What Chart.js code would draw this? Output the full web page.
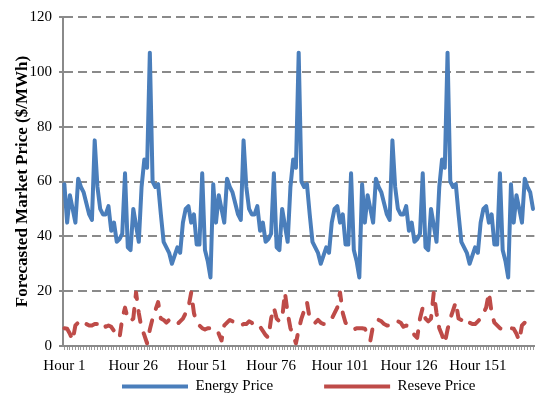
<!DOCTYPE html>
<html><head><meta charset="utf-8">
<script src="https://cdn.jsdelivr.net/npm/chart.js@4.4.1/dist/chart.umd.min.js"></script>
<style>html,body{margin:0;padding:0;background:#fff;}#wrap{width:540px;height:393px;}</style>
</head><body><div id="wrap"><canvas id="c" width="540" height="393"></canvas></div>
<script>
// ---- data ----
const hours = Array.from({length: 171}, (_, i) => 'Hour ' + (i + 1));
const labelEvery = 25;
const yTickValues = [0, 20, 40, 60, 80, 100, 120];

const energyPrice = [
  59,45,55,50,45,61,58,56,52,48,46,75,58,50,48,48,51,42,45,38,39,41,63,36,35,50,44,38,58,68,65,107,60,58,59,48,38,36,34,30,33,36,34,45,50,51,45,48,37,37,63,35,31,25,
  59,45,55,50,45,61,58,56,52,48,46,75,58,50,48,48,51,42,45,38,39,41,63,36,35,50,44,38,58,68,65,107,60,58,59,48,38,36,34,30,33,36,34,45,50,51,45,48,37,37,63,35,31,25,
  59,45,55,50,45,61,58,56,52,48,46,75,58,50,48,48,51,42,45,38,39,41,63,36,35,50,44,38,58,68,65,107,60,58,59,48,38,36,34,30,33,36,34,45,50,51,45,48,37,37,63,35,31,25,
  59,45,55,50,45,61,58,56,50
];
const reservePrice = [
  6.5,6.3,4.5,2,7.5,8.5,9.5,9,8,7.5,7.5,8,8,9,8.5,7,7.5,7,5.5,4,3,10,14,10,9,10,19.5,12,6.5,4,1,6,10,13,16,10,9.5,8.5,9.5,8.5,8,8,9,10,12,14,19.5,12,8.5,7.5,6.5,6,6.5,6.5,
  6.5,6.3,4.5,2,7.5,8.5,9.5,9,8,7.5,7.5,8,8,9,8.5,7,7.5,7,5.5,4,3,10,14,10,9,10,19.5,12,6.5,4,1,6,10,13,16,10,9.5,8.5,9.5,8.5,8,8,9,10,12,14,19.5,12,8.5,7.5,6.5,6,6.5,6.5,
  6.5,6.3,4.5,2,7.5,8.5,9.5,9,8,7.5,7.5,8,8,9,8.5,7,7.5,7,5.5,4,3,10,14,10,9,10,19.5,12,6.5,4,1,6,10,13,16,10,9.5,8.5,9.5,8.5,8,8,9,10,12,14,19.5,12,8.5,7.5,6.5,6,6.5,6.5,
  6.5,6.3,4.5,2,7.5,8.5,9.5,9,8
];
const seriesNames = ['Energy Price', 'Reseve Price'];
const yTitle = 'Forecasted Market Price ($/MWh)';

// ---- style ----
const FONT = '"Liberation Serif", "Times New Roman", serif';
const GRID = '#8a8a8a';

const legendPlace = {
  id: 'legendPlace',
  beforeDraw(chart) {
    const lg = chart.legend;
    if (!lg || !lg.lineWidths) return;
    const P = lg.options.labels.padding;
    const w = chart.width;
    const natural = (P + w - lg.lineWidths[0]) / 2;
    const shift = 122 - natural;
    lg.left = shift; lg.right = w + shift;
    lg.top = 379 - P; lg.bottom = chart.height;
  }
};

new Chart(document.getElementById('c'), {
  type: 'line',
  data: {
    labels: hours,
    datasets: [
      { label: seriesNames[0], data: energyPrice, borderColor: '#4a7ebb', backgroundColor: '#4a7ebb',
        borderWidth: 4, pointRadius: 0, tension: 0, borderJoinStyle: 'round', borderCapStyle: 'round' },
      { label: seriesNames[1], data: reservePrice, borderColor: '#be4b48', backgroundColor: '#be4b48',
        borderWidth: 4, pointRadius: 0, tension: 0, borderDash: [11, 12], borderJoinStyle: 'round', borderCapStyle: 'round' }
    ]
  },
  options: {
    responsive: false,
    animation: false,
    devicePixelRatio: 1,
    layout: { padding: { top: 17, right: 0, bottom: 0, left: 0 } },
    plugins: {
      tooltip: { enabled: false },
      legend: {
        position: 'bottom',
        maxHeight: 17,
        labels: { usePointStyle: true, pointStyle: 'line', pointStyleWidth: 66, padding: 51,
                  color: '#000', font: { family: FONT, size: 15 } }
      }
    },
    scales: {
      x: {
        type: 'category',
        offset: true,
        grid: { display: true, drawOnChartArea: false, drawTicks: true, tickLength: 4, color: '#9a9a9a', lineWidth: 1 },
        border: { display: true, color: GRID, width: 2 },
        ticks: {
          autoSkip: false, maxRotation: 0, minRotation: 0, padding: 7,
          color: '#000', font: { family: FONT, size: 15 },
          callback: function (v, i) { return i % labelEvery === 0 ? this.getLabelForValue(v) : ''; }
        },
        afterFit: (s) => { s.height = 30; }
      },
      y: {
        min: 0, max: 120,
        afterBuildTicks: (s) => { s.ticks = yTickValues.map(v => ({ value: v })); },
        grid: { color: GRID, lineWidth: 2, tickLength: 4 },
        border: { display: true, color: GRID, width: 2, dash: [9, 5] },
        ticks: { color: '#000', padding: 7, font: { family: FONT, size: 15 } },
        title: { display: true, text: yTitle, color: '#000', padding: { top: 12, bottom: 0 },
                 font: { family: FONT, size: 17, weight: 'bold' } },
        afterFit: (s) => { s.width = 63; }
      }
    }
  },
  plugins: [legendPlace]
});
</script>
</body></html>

WHAT IS REQUIRED =
Write out each line of the data exactly; the images should be left out.

ANSWER TO THIS TASK =
What Chart.js code would draw this? Output the full web page.
<!DOCTYPE html>
<html><head><meta charset="utf-8">
<script src="https://cdn.jsdelivr.net/npm/chart.js@4.4.1/dist/chart.umd.min.js"></script>
<style>html,body{margin:0;padding:0;background:#fff;}#wrap{width:540px;height:393px;}</style>
</head><body><div id="wrap"><canvas id="c" width="540" height="393"></canvas></div>
<script>
// ---- data ----
const hours = Array.from({length: 171}, (_, i) => 'Hour ' + (i + 1));
const labelEvery = 25;
const yTickValues = [0, 20, 40, 60, 80, 100, 120];

const energyPrice = [
  59,45,55,50,45,61,58,56,52,48,46,75,58,50,48,48,51,42,45,38,39,41,63,36,35,50,44,38,58,68,65,107,60,58,59,48,38,36,34,30,33,36,34,45,50,51,45,48,37,37,63,35,31,25,
  59,45,55,50,45,61,58,56,52,48,46,75,58,50,48,48,51,42,45,38,39,41,63,36,35,50,44,38,58,68,65,107,60,58,59,48,38,36,34,30,33,36,34,45,50,51,45,48,37,37,63,35,31,25,
  59,45,55,50,45,61,58,56,52,48,46,75,58,50,48,48,51,42,45,38,39,41,63,36,35,50,44,38,58,68,65,107,60,58,59,48,38,36,34,30,33,36,34,45,50,51,45,48,37,37,63,35,31,25,
  59,45,55,50,45,61,58,56,50
];
const reservePrice = [
  6.5,6.3,4.5,2,7.5,8.5,9.5,9,8,7.5,7.5,8,8,9,8.5,7,7.5,7,5.5,4,3,10,14,10,9,10,19.5,12,6.5,4,1,6,10,13,16,10,9.5,8.5,9.5,8.5,8,8,9,10,12,14,19.5,12,8.5,7.5,6.5,6,6.5,6.5,
  6.5,6.3,4.5,2,7.5,8.5,9.5,9,8,7.5,7.5,8,8,9,8.5,7,7.5,7,5.5,4,3,10,14,10,9,10,19.5,12,6.5,4,1,6,10,13,16,10,9.5,8.5,9.5,8.5,8,8,9,10,12,14,19.5,12,8.5,7.5,6.5,6,6.5,6.5,
  6.5,6.3,4.5,2,7.5,8.5,9.5,9,8,7.5,7.5,8,8,9,8.5,7,7.5,7,5.5,4,3,10,14,10,9,10,19.5,12,6.5,4,1,6,10,13,16,10,9.5,8.5,9.5,8.5,8,8,9,10,12,14,19.5,12,8.5,7.5,6.5,6,6.5,6.5,
  6.5,6.3,4.5,2,7.5,8.5,9.5,9,8
];
const seriesNames = ['Energy Price', 'Reseve Price'];
const yTitle = 'Forecasted Market Price ($/MWh)';

// ---- style ----
const FONT = '"Liberation Serif", "Times New Roman", serif';
const GRID = '#8a8a8a';

const legendPlace = {
  id: 'legendPlace',
  beforeDraw(chart) {
    const lg = chart.legend;
    if (!lg || !lg.lineWidths) return;
    const P = lg.options.labels.padding;
    const w = chart.width;
    const natural = (P + w - lg.lineWidths[0]) / 2;
    const shift = 122 - natural;
    lg.left = shift; lg.right = w + shift;
    lg.top = 379 - P; lg.bottom = chart.height;
  }
};

new Chart(document.getElementById('c'), {
  type: 'line',
  data: {
    labels: hours,
    datasets: [
      { label: seriesNames[0], data: energyPrice, borderColor: '#4a7ebb', backgroundColor: '#4a7ebb',
        borderWidth: 4, pointRadius: 0, tension: 0, borderJoinStyle: 'round', borderCapStyle: 'round' },
      { label: seriesNames[1], data: reservePrice, borderColor: '#be4b48', backgroundColor: '#be4b48',
        borderWidth: 4, pointRadius: 0, tension: 0, borderDash: [11, 12], borderJoinStyle: 'round', borderCapStyle: 'round' }
    ]
  },
  options: {
    responsive: false,
    animation: false,
    devicePixelRatio: 1,
    layout: { padding: { top: 17, right: 0, bottom: 0, left: 0 } },
    plugins: {
      tooltip: { enabled: false },
      legend: {
        position: 'bottom',
        maxHeight: 17,
        labels: { usePointStyle: true, pointStyle: 'line', pointStyleWidth: 66, padding: 51,
                  color: '#000', font: { family: FONT, size: 15 } }
      }
    },
    scales: {
      x: {
        type: 'category',
        offset: true,
        grid: { display: true, drawOnChartArea: false, drawTicks: true, tickLength: 4, color: '#9a9a9a', lineWidth: 1 },
        border: { display: true, color: GRID, width: 2 },
        ticks: {
          autoSkip: false, maxRotation: 0, minRotation: 0, padding: 7,
          color: '#000', font: { family: FONT, size: 15 },
          callback: function (v, i) { return i % labelEvery === 0 ? this.getLabelForValue(v) : ''; }
        },
        afterFit: (s) => { s.height = 30; }
      },
      y: {
        min: 0, max: 120,
        afterBuildTicks: (s) => { s.ticks = yTickValues.map(v => ({ value: v })); },
        grid: { color: GRID, lineWidth: 2, tickLength: 4 },
        border: { display: true, color: GRID, width: 2, dash: [9, 5] },
        ticks: { color: '#000', padding: 7, font: { family: FONT, size: 15 } },
        title: { display: true, text: yTitle, color: '#000', padding: { top: 12, bottom: 0 },
                 font: { family: FONT, size: 17, weight: 'bold' } },
        afterFit: (s) => { s.width = 63; }
      }
    }
  },
  plugins: [legendPlace]
});
</script>
</body></html>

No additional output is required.